Un hecho que destaca es que dos de las cartas se enviaron días antes de las elecciones del 3 de noviembre, lo que evidencia que, al margen de vaivenes políticos, el nuevo tratado es prioritario para el Congreso de Estados Unidos. Es previsible que, en cuanto se calmen las aguas en ese país, las presiones sobre México se intensificarán. El gobierno de López Obrador quedará con poco margen para esquivar los deberes del T-MEC. Si en tiempos electorales los congresistas y senadores se dieron espacio para presionar a Trump, es de esperarse que el asedio crezca cuando el próximo presidente de Estados Unidos entre en labores.

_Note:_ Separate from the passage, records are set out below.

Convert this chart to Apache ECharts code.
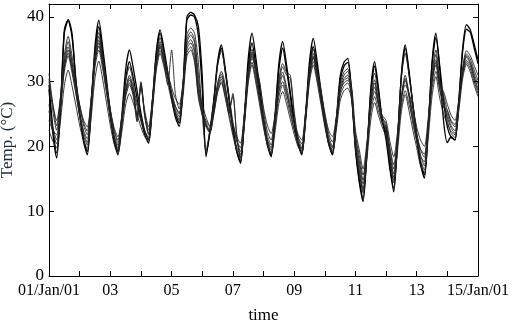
<!DOCTYPE html>
<html>
<head>
<meta charset="utf-8">
<script src="https://cdn.jsdelivr.net/npm/echarts@6/dist/echarts.min.js"></script>
<style>
  body { margin: 0; background: #fff; }
  #tempChart { width: 514px; height: 326px; }
</style>
</head>
<body>
<div id="tempChart"></div>
<script>
// hours since 01/Jan/01 00:00, one sample every 3 h
var hours = [];
for (var h = 0; h <= 336; h += 3) hours.push(h);

// tick labels every 48 h
var xTickLabels = ["01/Jan/01", "03", "05", "07", "09", "11", "13", "15/Jan/01"];
var yTicks = [0, 10, 20, 30, 40];

// temperatures (°C), 8 samples per day + end point
var s1 = [29.5,23.0,19.0,26.2,38.0,39.6,37.5,30.4, 25.3,21.2,19.2,26.3,35.4,39.5,35.4,30.4, 25.3,21.2,19.2,24.7,31.8,34.9,32.1,28.6, 25.2,22.4,21.0,27.0,34.6,38.0,35.1,31.5, 27.9,25.0,23.6,29.6,40.0,40.7,40.3,38.5, 31.0,18.4,22.4,27.1,33.0,35.7,32.1,27.6, 23.0,19.4,17.6,24.6,33.5,37.5,33.7,29.0, 24.3,20.5,18.6,24.8,32.7,36.2,32.7,28.4, 24.1,20.6,18.9,25.1,33.1,36.7,33.1,28.6, 24.2,20.6,18.8,24.1,30.8,33.0,33.6,28.0, 19.5,14.5,11.5,19.1,28.8,33.1,29.1,24.1, 21.0,16.5,13.0,20.9,31.2,35.7,31.6,26.4, 21.3,17.2,15.1,22.9,33.0,37.5,32.0,24.0, 20.6,21.5,21.0,27.2,35.2,38.8,38.0,35.8, 33.4];
var s2 = [28.8,22.0,18.2,25.6,37.5,39.4,37.0,30.1, 24.9,20.8,18.7,25.6,34.5,38.5,34.5,29.6, 24.6,20.7,18.7,23.7,30.2,33.1,30.6,27.4, 24.3,21.8,20.5,26.5,34.1,37.5,34.6,31.0, 27.4,24.5,23.1,29.1,39.5,40.3,40.0,37.0, 29.0,18.8,22.0,26.6,32.6,35.2,31.6,27.2, 22.7,19.2,17.4,23.9,32.3,36.0,32.5,28.1, 23.7,20.2,18.4,24.3,31.8,35.2,31.9,27.8, 23.6,20.4,18.7,24.5,32.1,35.4,32.1,27.9, 23.7,20.4,18.7,23.7,30.1,32.4,33.0,28.6, 19.8,15.0,12.0,19.1,28.3,32.4,28.6,23.9, 22.0,17.0,13.5,21.1,30.9,35.2,31.3,26.4, 21.5,17.6,15.6,23.0,32.6,36.8,32.5,27.0, 23.0,21.4,21.0,27.0,34.7,38.1,37.6,35.2, 32.8];
var s3 = [30.5,25.5,22.5,27.6,34.1,37.0,34.0,30.2, 26.4,23.3,21.8,27.3,34.4,37.6,34.2,29.9, 25.7,22.3,20.6,24.7,30.0,32.3,29.8,24.5, 29.5,24.5,22.0,27.2,33.8,36.8,34.4,31.5, 28.5,26.2,25.0,29.7,37.2,38.3,37.5,33.0, 25.0,19.4,22.6,26.9,32.4,34.8,31.7,27.8, 23.9,20.8,19.2,24.7,31.8,35.0,32.0,28.3, 24.6,21.7,20.2,24.6,30.3,32.8,31.5,31.0, 25.5,21.5,19.8,25.1,32.0,35.0,32.0,28.2, 24.5,21.5,20.0,24.2,29.6,31.5,32.0,28.5, 20.5,16.5,13.5,19.7,27.7,31.3,28.1,24.5, 23.0,18.5,15.2,21.9,30.6,34.4,30.9,26.6, 22.2,18.7,17.0,23.3,31.3,34.9,30.5,26.5, 24.5,22.8,22.0,26.5,32.2,34.8,34.0,32.5, 31.0];
var s4 = [26.5,23.0,21.0,26.3,33.2,36.2,33.1,29.2, 25.3,22.2,20.6,26.3,33.7,37.0,33.6,29.3, 25.0,21.5,19.8,23.7,28.8,31.0,29.1,26.7, 24.3,22.4,21.4,26.6,33.2,36.2,33.8,30.8, 27.8,25.4,24.2,28.9,36.5,37.7,36.5,31.0, 26.0,23.5,22.2,25.5,29.7,31.6,29.5,25.0, 28.2,22.0,18.4,24.1,31.4,34.6,31.6,27.8, 24.0,20.9,19.4,23.9,29.7,32.3,31.0,30.5, 25.0,21.0,19.3,24.6,31.4,34.4,31.4,27.6, 23.9,20.9,19.4,23.7,29.2,31.0,31.6,28.0, 20.0,15.8,12.8,18.9,26.8,30.3,27.0,24.0, 22.5,18.0,14.4,20.2,27.7,31.0,28.1,24.4, 20.8,17.9,16.4,22.6,30.6,34.2,30.0,27.5, 24.0,22.0,21.4,25.9,31.7,34.3,33.5,31.8, 30.2];
var s5 = [31.3,26.5,23.2,27.5,33.0,35.4,32.8,29.5, 26.3,23.7,22.4,27.3,33.6,36.4,33.3,29.5, 25.6,22.5,21.0,24.4,28.7,30.6,28.5,24.0, 30.0,25.0,22.5,27.2,33.1,35.8,33.0,29.5, 34.9,28.0,25.8,29.8,36.0,37.2,36.0,30.0, 25.5,24.0,23.0,25.9,29.6,31.2,28.9,26.1, 23.2,20.9,19.8,24.9,31.4,34.3,32.5,30.0, 25.5,22.3,21.0,24.7,29.4,31.5,29.3,26.5, 23.7,21.5,20.4,25.2,31.3,34.0,31.5,28.5, 25.0,22.0,20.7,24.3,28.9,30.5,31.0,28.8, 21.5,17.8,14.8,20.1,26.8,29.8,27.0,24.5, 23.5,19.5,16.5,21.4,27.7,30.5,28.0,25.0, 22.0,19.5,18.3,23.6,30.4,33.4,30.0,28.0, 25.5,23.8,23.0,26.9,31.8,34.0,33.0,31.2, 29.6];
var s6 = [25.5,22.2,20.4,25.5,32.0,34.9,32.0,28.3, 24.6,21.7,20.2,25.7,32.8,36.0,32.7,28.6, 24.5,21.2,19.5,23.3,28.1,30.3,28.5,26.2, 23.9,22.1,21.2,26.2,32.6,35.5,33.3,30.6, 27.9,25.7,24.6,28.8,35.5,36.5,35.0,29.0, 25.0,23.2,22.3,25.3,29.1,30.8,29.0,25.5, 27.8,21.5,18.0,23.6,30.8,34.0,31.0,27.2, 23.5,20.5,19.0,23.2,28.6,31.0,28.6,25.6, 22.7,20.3,19.1,24.2,30.9,33.8,30.9,27.2, 23.5,20.6,19.1,23.1,28.3,30.2,30.6,27.5, 20.8,17.2,14.2,19.5,26.2,29.2,26.5,23.5, 22.8,18.8,15.8,20.8,27.3,30.2,27.5,23.5, 20.8,18.5,17.6,23.0,29.9,33.0,29.0,26.5, 25.0,23.2,22.4,26.4,31.5,33.8,32.8,30.8, 29.0];
var s7 = [30.0,26.5,24.0,27.6,32.3,34.4,32.1,29.3, 26.4,24.1,23.0,27.4,33.0,35.5,32.7,29.2, 25.7,22.9,21.5,24.4,28.1,29.8,28.0,24.8, 29.0,25.5,23.0,27.3,32.8,35.3,33.5,31.3, 29.1,27.4,26.5,29.8,35.0,36.0,34.5,28.5, 26.5,24.5,23.2,25.7,29.0,30.4,28.4,25.9, 23.5,21.5,20.5,25.1,31.0,33.6,32.3,29.8, 26.0,23.3,22.0,24.8,28.4,30.0,28.2,26.0, 23.7,21.9,21.0,25.4,31.1,33.6,31.8,28.8, 25.2,22.5,21.5,24.5,28.5,29.8,30.2,29.2, 22.5,19.5,16.5,20.7,26.1,28.5,26.5,24.8, 24.0,20.8,18.4,22.3,27.3,29.5,28.2,26.0, 23.0,21.0,20.0,24.4,30.1,32.6,29.5,28.5, 26.5,24.8,24.0,27.3,31.4,33.3,32.5,30.5, 28.6];
var s8 = [24.0,22.5,21.8,26.1,31.6,34.0,31.4,28.2, 25.0,22.5,21.2,26.0,32.2,34.9,32.0,28.3, 24.6,21.7,20.2,23.5,27.6,29.5,27.8,23.8, 29.8,24.8,21.8,26.4,32.2,34.8,32.9,30.5, 28.1,26.2,25.2,28.8,34.5,35.4,33.5,28.0, 25.2,23.6,22.5,25.1,28.5,30.0,27.8,25.0, 22.2,19.9,18.8,23.8,30.2,33.0,30.4,27.1, 23.8,21.1,19.8,23.2,27.6,29.5,27.5,25.0, 22.6,20.6,19.6,24.3,30.4,33.1,30.4,27.1, 23.8,21.1,19.8,23.3,27.8,29.3,29.8,27.8, 21.8,18.6,15.6,19.8,25.3,27.7,25.5,23.8, 23.0,19.8,17.2,21.2,26.3,28.6,26.5,24.0, 21.5,19.6,18.8,23.3,29.0,31.6,28.8,26.0, 25.6,24.0,23.4,26.8,31.1,33.0,32.0,30.0, 28.2];
var s9 = [22.5,20.8,19.8,24.0,29.4,31.8,29.4,26.4, 23.3,20.9,19.7,24.4,30.5,33.2,30.4,26.8, 23.3,20.4,19.0,22.2,26.4,28.2,26.7,24.9, 23.0,21.5,20.8,25.6,31.7,34.4,32.3,29.7, 27.1,25.0,24.0,27.8,34.0,34.9,33.0,27.5, 24.8,23.0,22.1,24.8,28.3,29.8,27.5,24.6, 21.7,19.4,18.2,23.2,29.7,32.6,29.8,26.4, 22.9,20.2,18.8,22.2,26.6,28.5,26.6,24.2, 21.9,20.0,19.0,23.8,29.9,32.6,29.9,26.5, 23.1,20.4,19.0,22.5,27.0,28.6,29.0,27.2, 20.2,16.0,13.2,18.0,24.1,26.8,24.8,23.0, 21.5,17.8,14.8,19.4,25.4,28.0,25.5,22.5, 19.8,17.0,16.0,21.2,27.8,30.8,27.5,25.0, 23.5,22.3,21.8,25.6,30.5,32.7,31.5,29.5, 27.7];

var allSeries = [s1, s2, s3, s4, s5, s6, s7, s8, s9];

var font = "Liberation Serif";
var black = "#000";

function pairs(vals) {
  return vals.map(function (v, i) { return [hours[i], v]; });
}

var myChart = echarts.init(document.getElementById("tempChart"));

var series = allSeries.map(function (vals, i) {
  return {
    type: "line",
    data: pairs(vals),
    showSymbol: false,
    smooth: 0.25,
    lineStyle: { color: i < 2 ? "#000" : "#222", width: i < 2 ? 1.3 : 0.9 },
    animation: false
  };
});

var baseX = {
  type: "value",
  min: 0,
  max: 336,
  interval: 24,
  splitLine: { show: false },
  axisLine: { show: true, onZero: false, lineStyle: { color: black, width: 1 } },
  axisTick: { show: true, inside: true, length: 5, lineStyle: { color: black } }
};
var baseY = {
  type: "value",
  min: 0,
  max: 42,
  interval: 10,
  splitLine: { show: false },
  axisLine: { show: true, onZero: false, lineStyle: { color: black, width: 1 } },
  axisTick: { show: true, inside: true, length: 5, lineStyle: { color: black } }
};

var option = {
  backgroundColor: "#fff",
  animation: false,
  grid: { left: 49, right: 36, top: 4, bottom: 50, outerBoundsMode: "none", containLabel: false },
  xAxis: [
    Object.assign({}, baseX, {
      position: "bottom",
      name: "time",
      nameLocation: "middle",
      nameGap: 31,
      nameTextStyle: { fontFamily: font, fontSize: 17, color: black },
      axisLabel: {
        margin: 7,
        fontFamily: font,
        fontSize: 16,
        color: black,
        formatter: function (v) {
          return v % 48 === 0 ? xTickLabels[v / 48] : "";
        }
      }
    }),
    Object.assign({}, baseX, { position: "top", axisLabel: { show: false } })
  ],
  yAxis: [
    Object.assign({}, baseY, {
      position: "left",
      name: "Temp. (°C)",
      nameLocation: "middle",
      nameGap: 25,
      nameRotate: 90,
      nameTextStyle: { fontFamily: font, fontSize: 17, color: "#1c2a3a" },
      axisLabel: {
        margin: 5,
        fontFamily: font,
        fontSize: 17,
        color: black,
        showMaxLabel: false,
        formatter: function (v) {
          return yTicks.indexOf(v) >= 0 ? String(v) : "";
        }
      }
    }),
    Object.assign({}, baseY, { position: "right", axisLabel: { show: false } })
  ],
  series: series
};

myChart.setOption(option);
</script>
</body>
</html>
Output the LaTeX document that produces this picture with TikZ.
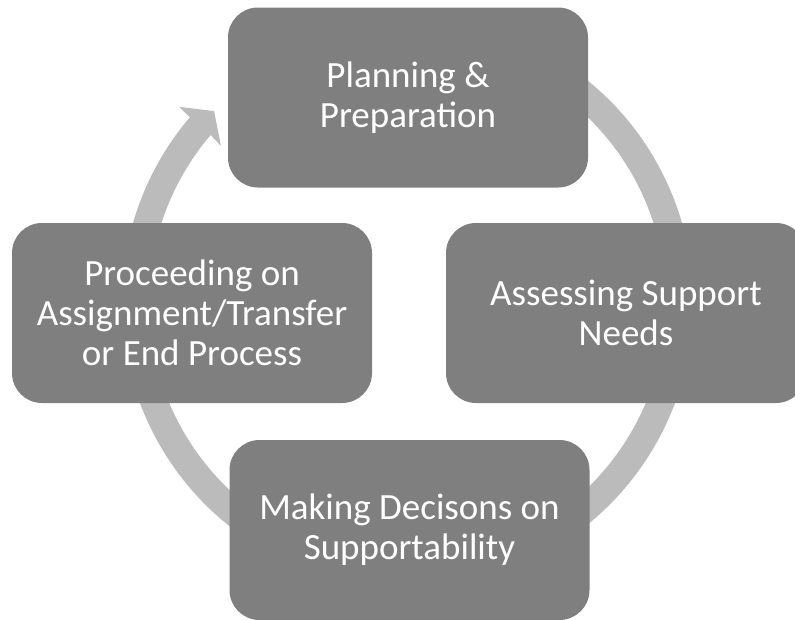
\documentclass[tikz,border=0pt]{standalone}
\usepackage{fontspec}
\setmainfont{Carlito}
\definecolor{boxc}{RGB}{127,127,127}
\definecolor{ringc}{RGB}{187,187,187}
\begin{document}
\begin{tikzpicture}[x=1pt,y=-1pt,
  box/.style={fill=boxc, rounded corners=30pt, minimum width=360pt,
    minimum height=180pt, inner sep=0pt, text=white, align=center,
    font=\fontsize{37}{40}\selectfont}]
\useasboundingbox (0,0) rectangle (795,619);
\clip (0,0) rectangle (795,619);
% circular arrow ring
\fill[ringc, shift={(407.5,302.5)}]
  (110:285.8pt) arc[start angle=110, end angle=-220.4, radius=285.8pt]
  -- (-220.6:300.6pt) -- (-224.7:272.2pt) -- (-220.0:243.5pt)
  -- (-220.4:258.5pt) arc[start angle=-220.4, end angle=110, radius=258.5pt]
  -- cycle;
% boxes
\node[box] (plan) at (408,97.5) {Planning \&\\Preparation};
\node[box] (assess) at (626,313) {Assessing Support\\Needs};
\node[box] (decide) at (409.5,530) {Making Decisons on\\Supportability};
\node[box] (proceed) at (192,313) {Proceeding on\\Assignment/Transfer\\or End Process};
\end{tikzpicture}
\end{document}
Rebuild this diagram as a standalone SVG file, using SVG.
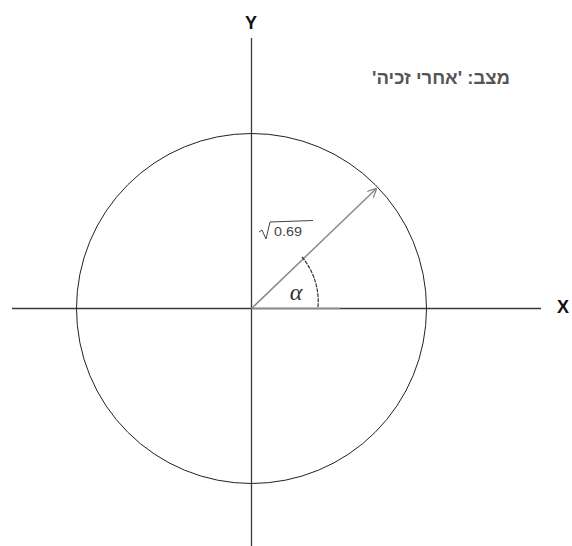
<svg xmlns="http://www.w3.org/2000/svg" width="572" height="546" viewBox="0 0 572 546">
<defs>
<style>
.axis{stroke:#3a3a3a;stroke-width:1.3;fill:none}
.gray{stroke:#8a8a8a;stroke-width:1.5;fill:none}
.lbl{font-family:"Liberation Sans",Arial,sans-serif;font-weight:bold;font-size:18px;fill:#111}
</style>
<marker id="ah" viewBox="0 0 10 10" refX="9" refY="5" markerWidth="9" markerHeight="9" orient="auto" markerUnits="userSpaceOnUse">
<path d="M0,0 L10,5 L0,10" fill="none" stroke="#8a8a8a" stroke-width="1.5"/>
</marker>
</defs>
<rect width="572" height="546" fill="#fff"/>
<g id="connectors">
<line class="axis" x1="12" y1="308.5" x2="541" y2="308.5"/>
<line class="axis" x1="251.5" y1="38" x2="251.5" y2="546"/>
<line class="gray" x1="251.5" y1="308.5" x2="340" y2="308.5"/>
<line class="gray" x1="251.5" y1="308.5" x2="376" y2="189" marker-end="url(#ah)"/>
<path d="M302,257 A69,69 0 0 1 318,307" fill="none" stroke="#333" stroke-width="1.2" stroke-dasharray="4,1"/>
</g>
<g id="circle">
<circle cx="251.5" cy="308.5" r="175" fill="none" stroke="#222" stroke-width="1"/>
</g>
<g id="y-label"><text class="lbl" x="251" y="29" text-anchor="middle">Y</text></g>
<g id="x-label"><text class="lbl" x="563" y="313" text-anchor="middle">X</text></g>
<g id="state"><text x="441" y="84" text-anchor="middle" direction="rtl" font-family="Liberation Sans, Noto Sans, sans-serif" font-size="18.5" font-weight="bold" fill="#555">מצב: 'אחרי זכיה'</text></g>
<g id="radius-label">
<path d="M259,232 L262,230 L266,239 L270,222 L313,220.5" fill="none" stroke="#444" stroke-width="1"/>
<text x="274" y="236" font-family="Liberation Sans, Arial, sans-serif" font-size="12" textLength="28" lengthAdjust="spacingAndGlyphs" fill="#444">0.69</text>
</g>
<g id="alpha"><text x="296" y="300" text-anchor="middle" font-family="Liberation Serif, serif" font-style="italic" font-size="24" fill="#333">α</text></g>
</svg>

La seguridad jurídica es un presupuesto exigido por los gobiernos firmantes. México se comprometió a desarrollar políticas públicas para “poner el piso parejo” en las relaciones comerciales e impedir acciones discriminatorias a la inversión extranjera. La dinámica empresarial y la generación de empleos depende de que Estados Unidos y Canadá no se sientan amenazados.
El presidente López Obrador tuvo que haber negociado sus convicciones con anterioridad a la vigencia del T-MEC. Estados Unidos lo hizo: después de firmada una primera versión del documento, el Partido Demócrata exigió modificaciones al texto en materia laboral. Su violación, por cierto, fue objeto de reclamo en dos de las cartas.
Los inversionistas extranjeros, lógicamente, están dispuestos a tomar riesgos en la medida en que México respete las obligaciones del tratado. Ahora ya es tarde para escaquearse.